Shortly after the general election, Rudd stood accused of undermining investor confidence by slashing subsidy payouts for renewable energy and backing a renewed dash for gas in generation and shale exploration. Furthermore, when she took to the stage of the Conservative party conference in September the Paris talks, just two months away, received no mention at all.

Chancellor George Osborne’s spending review offered more bad news for climate campaigners, as Decc’s budget took a heavy hit alongside energy efficiency, renewable heat and carbon capture and storage, the latter seeing the government’s £1 billion support being pulled.

It’s an uncomfortable platform from which to address 190 nations as a “climate change leader”. The UK will be leaning on its Electricity Market Reform legacy as a means of creating a framework for low-carbon investment, and Rudd’s latest proposal to ban coal generation from 2025.

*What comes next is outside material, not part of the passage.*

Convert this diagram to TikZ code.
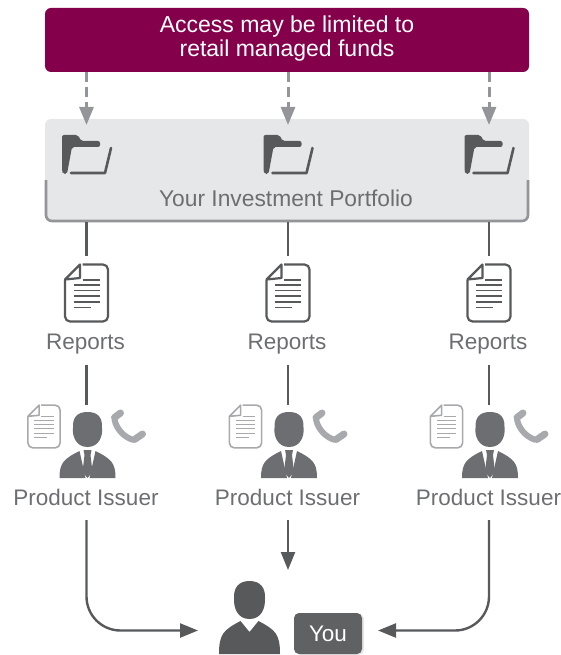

In addition, Osborne has offered a doubling of Decc’s innovation programme to £500 million over five years and a £1.7 billion share of the government’s £5.8 billion International Climate Fund, which will help the poorest countries decarbonise and adapt to the effects of climate change.

But it still falls short of former Labour party leader Ed Miliband’s call for a zero-emissions economy by 2050, and set against the backdrop of the Conservatives’ “un-greening” may well raise eyebrows around the negotiating tables.